I did try it in my old PC with the stock cooler on and it worked absolutely fine. As soon as I put the waterblock on it and put it back in my new PC, it didn't. I agree with you that the PCI-E slot may be dead, or, the PSU may have a faulty rail perhaps? Was going to try another PSU as the next port of call. If the same thing happens with a different PSU then it's looking likely that you are correct. Thanks for the comment buddy.
 
did you run the "bad" card all alone with the good card sitting on the bench out of the mobo completely. If not run the bad one alone use it in the first slot then use it in the second slot. If it has heat issues. go to catalyst 13.4 remove all the catalyst drivers then reinstall them. remove msi afterburner then re install it

Once you have all new driver then try to run the bad card all alone in all of your pci-e slots. also try all your pci-e power cords from you psu.

If the card has issues take screen snips of all the issues put it aside run the one good card if the card works take snips of the screens. at this point you have conclusive proof the card is bad.

contact the rma people and send them all the screen snips.
 
Thanks for the response Philip.

I haven't run the bad card by itself given that the loop is currently designed (and the tubes lengthed) such that the two GPU's must be connected together via the plexi bridge (I'd be able to do it if I had blanking plates to block unused ports on the bridge, but I don't have any, so need both cards in at the same time). I did however swap both cards around and test using the PCI-E dip switches on the mobo, which is effectively the same thing as it completely disables the lane(s) you choose. I can say that the issue followed the bad card whether it was in slot 1 or slot 3. If I want to test in the other slots, I'm going to need to purchase a 4-slot plexi bridge and some blanking plates as I really don't want to re-tube the whole system just so that I can test one card at a time. I know that sounds like I'm cutting corners, but I've honestly spent 30+ hours trying to sort this out and don't have much time on my hands to keep up the troubleshooting.
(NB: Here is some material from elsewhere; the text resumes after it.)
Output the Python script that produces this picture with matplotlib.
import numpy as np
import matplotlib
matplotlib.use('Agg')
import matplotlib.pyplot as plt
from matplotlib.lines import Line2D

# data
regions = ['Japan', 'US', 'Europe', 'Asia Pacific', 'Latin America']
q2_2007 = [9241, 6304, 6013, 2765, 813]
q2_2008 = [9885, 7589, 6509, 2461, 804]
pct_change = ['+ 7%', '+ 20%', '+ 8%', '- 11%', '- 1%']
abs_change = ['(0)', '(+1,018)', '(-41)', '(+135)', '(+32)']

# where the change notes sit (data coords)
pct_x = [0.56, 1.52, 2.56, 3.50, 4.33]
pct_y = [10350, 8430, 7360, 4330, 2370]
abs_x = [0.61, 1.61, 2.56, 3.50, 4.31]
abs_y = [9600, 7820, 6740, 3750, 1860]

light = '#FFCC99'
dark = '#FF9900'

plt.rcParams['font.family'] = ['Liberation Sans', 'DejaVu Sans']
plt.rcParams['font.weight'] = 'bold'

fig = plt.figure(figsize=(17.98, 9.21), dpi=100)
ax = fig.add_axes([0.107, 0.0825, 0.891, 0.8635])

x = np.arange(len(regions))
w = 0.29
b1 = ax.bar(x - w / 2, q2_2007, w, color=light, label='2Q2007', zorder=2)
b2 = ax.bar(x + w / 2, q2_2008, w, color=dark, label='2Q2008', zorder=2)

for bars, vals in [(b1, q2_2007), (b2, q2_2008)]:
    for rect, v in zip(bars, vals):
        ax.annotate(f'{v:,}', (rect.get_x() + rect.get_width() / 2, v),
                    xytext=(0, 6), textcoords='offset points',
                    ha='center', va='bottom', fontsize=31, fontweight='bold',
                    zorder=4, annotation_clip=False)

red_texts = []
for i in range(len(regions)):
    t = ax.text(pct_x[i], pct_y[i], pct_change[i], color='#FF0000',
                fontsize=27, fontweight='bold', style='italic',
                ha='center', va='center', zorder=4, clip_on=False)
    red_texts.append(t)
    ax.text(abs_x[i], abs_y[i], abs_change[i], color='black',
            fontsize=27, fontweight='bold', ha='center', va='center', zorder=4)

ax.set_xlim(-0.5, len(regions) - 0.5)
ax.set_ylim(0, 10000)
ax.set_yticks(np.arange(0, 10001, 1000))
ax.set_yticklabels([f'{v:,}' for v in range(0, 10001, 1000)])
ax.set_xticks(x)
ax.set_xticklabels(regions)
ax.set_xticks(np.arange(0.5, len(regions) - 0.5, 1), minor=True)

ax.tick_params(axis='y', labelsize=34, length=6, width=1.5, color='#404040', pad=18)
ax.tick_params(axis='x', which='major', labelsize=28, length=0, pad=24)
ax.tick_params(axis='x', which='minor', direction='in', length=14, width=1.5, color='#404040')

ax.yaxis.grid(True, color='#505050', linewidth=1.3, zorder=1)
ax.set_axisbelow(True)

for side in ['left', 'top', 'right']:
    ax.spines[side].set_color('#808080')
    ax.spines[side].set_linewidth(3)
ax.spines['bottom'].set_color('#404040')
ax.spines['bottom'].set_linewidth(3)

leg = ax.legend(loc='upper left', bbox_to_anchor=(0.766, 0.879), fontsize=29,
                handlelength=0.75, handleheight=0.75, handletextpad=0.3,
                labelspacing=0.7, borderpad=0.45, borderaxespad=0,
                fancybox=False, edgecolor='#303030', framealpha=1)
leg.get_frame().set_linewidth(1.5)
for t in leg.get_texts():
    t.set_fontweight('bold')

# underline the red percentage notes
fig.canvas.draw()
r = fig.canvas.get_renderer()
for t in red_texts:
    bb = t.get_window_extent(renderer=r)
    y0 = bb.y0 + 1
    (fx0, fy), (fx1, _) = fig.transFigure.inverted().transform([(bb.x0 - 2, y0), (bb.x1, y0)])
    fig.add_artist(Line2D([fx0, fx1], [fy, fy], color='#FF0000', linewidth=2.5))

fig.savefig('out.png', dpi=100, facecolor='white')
The problem is that I've already sent it back under RMA and they returned it saying it works fine. If I send it off again, what's to stop them just sending it back again? I'm going to try using another PSU to power the bad card to see if it stays on. That way I can rule out one more possibility. Thanks for your feedback it's appreciated.
 
Thanks for the response Philip.

I haven't run the bad card by itself given that the loop is currently designed (and the tubes lengthed) such that the two GPU's must be connected together via the plexi bridge (I'd be able to do it if I had blanking plates to block unused ports on the bridge, but I don't have any, so need both cards in at the same time). I did however swap both cards around and test using the PCI-E dip switches on the mobo, which is effectively the same thing as it completely disables the lane(s) you choose. I can say that the issue followed the bad card whether it was in slot 1 or slot 3. If I want to test in the other slots, I'm going to need to purchase a 4-slot plexi bridge and some blanking plates as I really don't want to re-tube the whole system just so that I can test one card at a time. I know that sounds like I'm cutting corners, but I've honestly spent 30+ hours trying to sort this out and don't have much time on my hands to keep up the troubleshooting.
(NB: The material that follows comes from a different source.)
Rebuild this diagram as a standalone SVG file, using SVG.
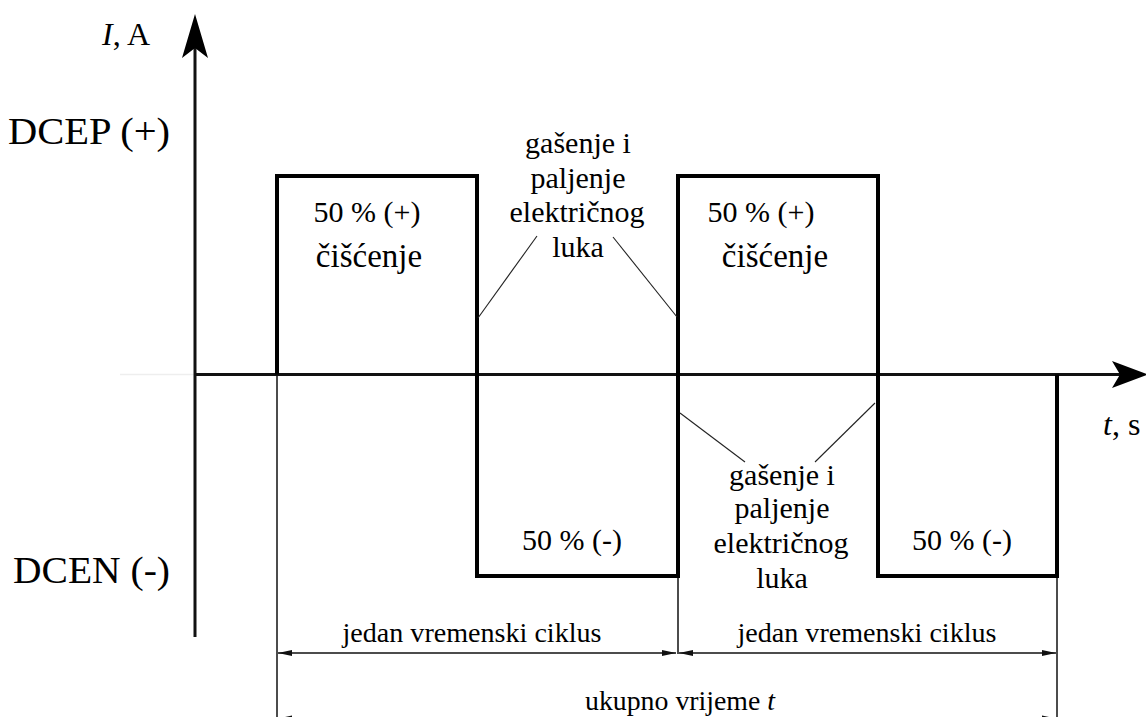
<svg xmlns="http://www.w3.org/2000/svg" width="1146" height="717" viewBox="0 0 1146 717">
<defs>
<style>
.big{font-size:38px}
.lab{font-size:30px}
.dim{font-size:28px}
.ax{stroke:#111;stroke-width:3;fill:none}
.wave{stroke:#000;stroke-width:4;fill:none;stroke-linejoin:miter}
.thin{stroke:#111;stroke-width:1.5;fill:none}
.lead{stroke:#222;stroke-width:1.1;fill:none}
</style>
<marker id="da" viewBox="0 0 14 8" refX="14" refY="4" markerWidth="14" markerHeight="8" markerUnits="userSpaceOnUse" orient="auto-start-reverse">
<path d="M0,1 L14,4 L0,7 Z" fill="#111"/>
</marker>
</defs>
<rect width="1146" height="717" fill="#fff"/>
<g id="axes" font-family="Liberation Serif">
<line x1="120" y1="374.5" x2="195" y2="374.5" stroke="#eee" stroke-width="1.5"/>
<line class="ax" x1="195" y1="637" x2="195" y2="45"/>
<path d="M195,14 L208,58 L195,48 L182,58 Z" fill="#000"/>
<line class="ax" x1="195" y1="374.5" x2="1125" y2="374.5"/>
<path d="M1148,374.5 L1112,361 L1120,374.5 L1112,388 Z" fill="#000"/>
<text x="102" y="45" font-family="Liberation Serif" font-size="32"><tspan font-style="italic">I</tspan>, A</text>
<text x="1103" y="435" font-family="Liberation Serif" font-size="32"><tspan font-style="italic">t</tspan>, s</text>
<text class="big" x="8" y="144" font-family="Liberation Serif" textLength="162" lengthAdjust="spacingAndGlyphs">DCEP (+)</text>
<text class="big" x="13" y="583" font-family="Liberation Serif" textLength="157" lengthAdjust="spacingAndGlyphs">DCEN (-)</text>
</g>
<g id="waveform">
<path class="wave" d="M277,374.5 V176 H477 V576 H678 V176 H878 V576 H1057 V374.5"/>
</g>
<g id="labels" font-family="Liberation Serif">
<text class="lab" x="367" y="222" text-anchor="middle" font-family="Liberation Serif">50 % (+)</text>
<text x="369" y="267" text-anchor="middle" font-family="Liberation Serif" font-size="33">čišćenje</text>
<text class="lab" x="761" y="222" text-anchor="middle" font-family="Liberation Serif">50 % (+)</text>
<text x="775" y="267" text-anchor="middle" font-family="Liberation Serif" font-size="33">čišćenje</text>
<text class="lab" x="572" y="550" text-anchor="middle" font-family="Liberation Serif">50 % (-)</text>
<text class="lab" x="962" y="550" text-anchor="middle" font-family="Liberation Serif">50 % (-)</text>
</g>
<g id="note-top" font-family="Liberation Serif">
<text class="lab" x="578" y="153" text-anchor="middle" font-family="Liberation Serif">gašenje i</text>
<text class="lab" x="578" y="188" text-anchor="middle" font-family="Liberation Serif">paljenje</text>
<text class="lab" x="577" y="222" text-anchor="middle" font-family="Liberation Serif">električnog</text>
<text class="lab" x="578" y="257" text-anchor="middle" font-family="Liberation Serif">luka</text>
</g>
<g id="note-bottom" font-family="Liberation Serif">
<text class="lab" x="782" y="485" text-anchor="middle" font-family="Liberation Serif">gašenje i</text>
<text class="lab" x="782" y="518" text-anchor="middle" font-family="Liberation Serif">paljenje</text>
<text class="lab" x="781" y="553" text-anchor="middle" font-family="Liberation Serif">električnog</text>
<text class="lab" x="782" y="588" text-anchor="middle" font-family="Liberation Serif">luka</text>
</g>
<g id="connectors">
<line class="lead" x1="537" y1="236" x2="478" y2="318"/>
<line class="lead" x1="613" y1="237" x2="677" y2="317"/>
<line class="lead" x1="680" y1="413" x2="745" y2="462"/>
<line class="lead" x1="815" y1="462" x2="875" y2="403"/>
<line class="thin" x1="277" y1="376" x2="277" y2="717"/>
<line class="thin" x1="678" y1="578" x2="678" y2="654"/>
<line class="thin" x1="1057" y1="578" x2="1057" y2="717"/>
<line class="thin" x1="278" y1="653" x2="676" y2="653" marker-start="url(#da)" marker-end="url(#da)"/>
<line class="thin" x1="679" y1="653" x2="1056" y2="653" marker-start="url(#da)" marker-end="url(#da)"/>
<line class="thin" x1="278" y1="718.5" x2="1056" y2="718.5" marker-start="url(#da)" marker-end="url(#da)"/>
</g>
<g id="dims" font-family="Liberation Serif">
<text class="dim" x="472" y="642" text-anchor="middle" font-family="Liberation Serif" textLength="259" lengthAdjust="spacingAndGlyphs">jedan vremenski ciklus</text>
<text class="dim" x="867" y="642" text-anchor="middle" font-family="Liberation Serif" textLength="259" lengthAdjust="spacingAndGlyphs">jedan vremenski ciklus</text>
<text class="dim" x="680" y="710" text-anchor="middle" font-family="Liberation Serif" textLength="190" lengthAdjust="spacingAndGlyphs">ukupno vrijeme <tspan font-style="italic">t</tspan></text>
</g>
</svg>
The problem is that I've already sent it back under RMA and they returned it saying it works fine. If I send it off again, what's to stop them just sending it back again? I'm going to try using another PSU to power the bad card to see if it stays on. That way I can rule out one more possibility. Thanks for your feedback it's appreciated.

here is the problem if you mobo no longer works correctly with 2 cards your methodology of testing does not pick up that the board is the issue.
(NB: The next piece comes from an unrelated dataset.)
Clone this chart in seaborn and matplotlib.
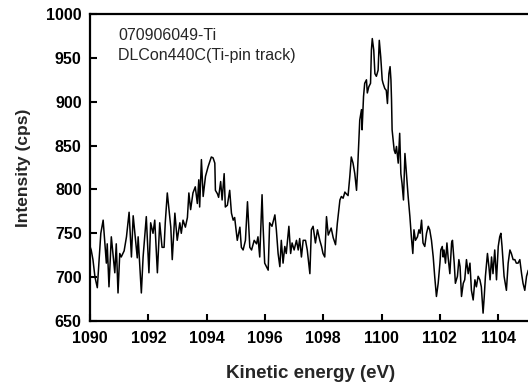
import matplotlib
matplotlib.use("Agg")
import matplotlib.pyplot as plt
import seaborn as sns
import pandas as pd

energy = [
    1090.00, 1090.04, 1090.10, 1090.17, 1090.25, 1090.31, 1090.37, 1090.45, 1090.56, 1090.59,
    1090.65, 1090.73, 1090.85, 1090.90, 1090.96, 1091.02, 1091.07, 1091.17, 1091.25, 1091.34,
    1091.42, 1091.48, 1091.55, 1091.62, 1091.65, 1091.76, 1091.82, 1091.93, 1092.02, 1092.08,
    1092.16, 1092.22, 1092.31, 1092.39, 1092.47, 1092.54, 1092.58, 1092.65, 1092.70, 1092.77,
    1092.82, 1092.91, 1092.99, 1093.08, 1093.13, 1093.19, 1093.27, 1093.34, 1093.39, 1093.45,
    1093.53, 1093.61, 1093.68, 1093.73, 1093.76, 1093.82, 1093.88, 1093.96, 1094.05, 1094.16,
    1094.22, 1094.28, 1094.30, 1094.37, 1094.41, 1094.48, 1094.53, 1094.60, 1094.64, 1094.71,
    1094.79, 1094.85, 1094.91, 1094.96, 1095.05, 1095.14, 1095.19, 1095.25, 1095.33, 1095.40,
    1095.48, 1095.54, 1095.63, 1095.71, 1095.76, 1095.82, 1095.90, 1095.93, 1095.99, 1096.05,
    1096.11, 1096.16, 1096.24, 1096.34, 1096.39, 1096.45, 1096.51, 1096.56, 1096.62, 1096.68,
    1096.73, 1096.82, 1096.88, 1096.93, 1097.00, 1097.08, 1097.14, 1097.19, 1097.25, 1097.31,
    1097.39, 1097.45, 1097.54, 1097.59, 1097.65, 1097.73, 1097.80, 1097.88, 1097.94, 1097.99,
    1098.05, 1098.11, 1098.17, 1098.22, 1098.27, 1098.34, 1098.42, 1098.48, 1098.57, 1098.62,
    1098.68, 1098.74, 1098.79, 1098.85, 1098.91, 1098.96, 1099.02, 1099.08, 1099.14, 1099.17,
    1099.22, 1099.25, 1099.31, 1099.33, 1099.38, 1099.42, 1099.48, 1099.51, 1099.56, 1099.62,
    1099.65, 1099.68, 1099.73, 1099.77, 1099.82, 1099.88, 1099.92, 1099.97, 1100.02, 1100.05,
    1100.11, 1100.16, 1100.20, 1100.25, 1100.29, 1100.32, 1100.34, 1100.36, 1100.43, 1100.47,
    1100.51, 1100.57, 1100.62, 1100.66, 1100.70, 1100.75, 1100.80, 1100.85, 1100.91, 1100.97,
    1101.02, 1101.07, 1101.11, 1101.16, 1101.23, 1101.28, 1101.32, 1101.37, 1101.42, 1101.48,
    1101.54, 1101.60, 1101.65, 1101.71, 1101.77, 1101.82, 1101.88, 1101.94, 1102.00, 1102.03,
    1102.08, 1102.11, 1102.14, 1102.19, 1102.24, 1102.28, 1102.34, 1102.40, 1102.43, 1102.49,
    1102.53, 1102.60, 1102.65, 1102.69, 1102.74, 1102.80, 1102.85, 1102.91, 1102.97, 1103.03,
    1103.08, 1103.14, 1103.20, 1103.25, 1103.31, 1103.37, 1103.42, 1103.48, 1103.52, 1103.56,
    1103.63, 1103.68, 1103.72, 1103.77, 1103.82, 1103.88, 1103.94, 1104.00, 1104.05, 1104.09,
    1104.13, 1104.20, 1104.28, 1104.34, 1104.40, 1104.45, 1104.51, 1104.57, 1104.62, 1104.68,
    1104.74, 1104.80, 1104.85, 1104.91, 1104.97, 1105.03,
]

intensity = [
    735, 731, 720, 700, 688, 720, 750, 765, 716, 738,
    689, 746, 705, 738, 682, 727, 723, 730, 746, 774,
    723, 770, 746, 722, 746, 682, 723, 769, 705, 762,
    750, 765, 705, 762, 734, 734, 762, 796, 780, 757,
    720, 773, 742, 762, 750, 765, 757, 768, 796, 777,
    796, 803, 784, 811, 780, 834, 792, 815, 826, 837,
    836, 830, 799, 795, 791, 809, 788, 818, 780, 782,
    799, 773, 765, 768, 742, 757, 734, 731, 742, 786,
    734, 731, 742, 738, 746, 723, 794, 762, 716, 712,
    708, 762, 758, 771, 754, 727, 712, 742, 716, 735,
    727, 758, 727, 739, 731, 742, 731, 744, 723, 742,
    742, 731, 704, 754, 758, 739, 754, 742, 735, 727,
    723, 769, 748, 752, 756, 745, 737, 761, 788, 792,
    790, 797, 795, 793, 815, 837, 830, 818, 799, 818,
    856, 879, 891, 868, 906, 921, 925, 910, 917, 921,
    959, 972, 959, 932, 929, 936, 970, 951, 925, 921,
    915, 913, 898, 932, 940, 925, 902, 868, 845, 841,
    849, 830, 864, 818, 807, 788, 841, 818, 792, 769,
    746, 727, 754, 742, 746, 754, 750, 765, 739, 735,
    750, 758, 754, 742, 723, 701, 678, 693, 716, 731,
    735, 723, 731, 716, 739, 723, 704, 739, 742, 716,
    693, 701, 720, 712, 678, 693, 697, 720, 704, 716,
    685, 674, 697, 689, 701, 697, 689, 659, 678, 701,
    727, 712, 697, 723, 704, 731, 697, 735, 746, 750,
    735, 701, 685, 716, 731, 727, 720, 720, 716, 716,
    720, 704, 693, 685, 701, 708,
]

x_ticks = [1090, 1092, 1094, 1096, 1098, 1100, 1102, 1104]
y_ticks = [650, 700, 750, 800, 850, 900, 950, 1000]
sample_lines = ["070906049-Ti", "DLCon440C(Ti-pin track)"]

sns.set_theme(style="ticks")
plt.rcParams["font.family"] = ["Liberation Sans", "DejaVu Sans"]

df = pd.DataFrame({"energy": energy, "intensity": intensity})

fig = plt.figure(figsize=(5.28, 3.84), dpi=100)
ax = fig.add_axes([0.1705, 0.164, 0.835, 0.7995])
sns.lineplot(data=df, x="energy", y="intensity", color="black", lw=1.1,
             estimator=None, sort=False, ax=ax)

ax.set_xlim(1090, 1105.12)
ax.set_ylim(650, 1000)
ax.set_xticks(x_ticks)
ax.set_yticks(y_ticks)
ax.set_xticklabels([str(t) for t in x_ticks], fontweight="bold", fontsize=11.5)
ax.set_yticklabels([str(t) for t in y_ticks], fontweight="bold", fontsize=11.5)
ax.tick_params(axis="x", direction="in", length=5, width=1.5, pad=7, colors="black")
ax.tick_params(axis="y", direction="in", length=5, width=1.5, pad=6, colors="black")
for s in ax.spines.values():
    s.set_linewidth(1.6)
    s.set_color("black")

ax.set_xlabel("Kinetic energy (eV)", fontweight="bold", fontsize=13.5, labelpad=14)
ax.set_ylabel("Intensity (cps)", fontweight="bold", fontsize=12.5, labelpad=11)

ax.text(0.064, 0.955, "\n".join(sample_lines), transform=ax.transAxes,
        fontsize=11.5, va="top", ha="left", linespacing=1.4)

fig.savefig("out.png", dpi=100)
you will need to test with my method to fully determine if the board has an issue...

Also your 2 card cooling loop may have a weird issue.

If you attach the oem cooler to the card put it on the board and it works first it will show the seller was honest . second it will show you have a board issue or possible cooling problem.

If you don't test the card alone you just can't tell if it is the mobo the cooling or the card.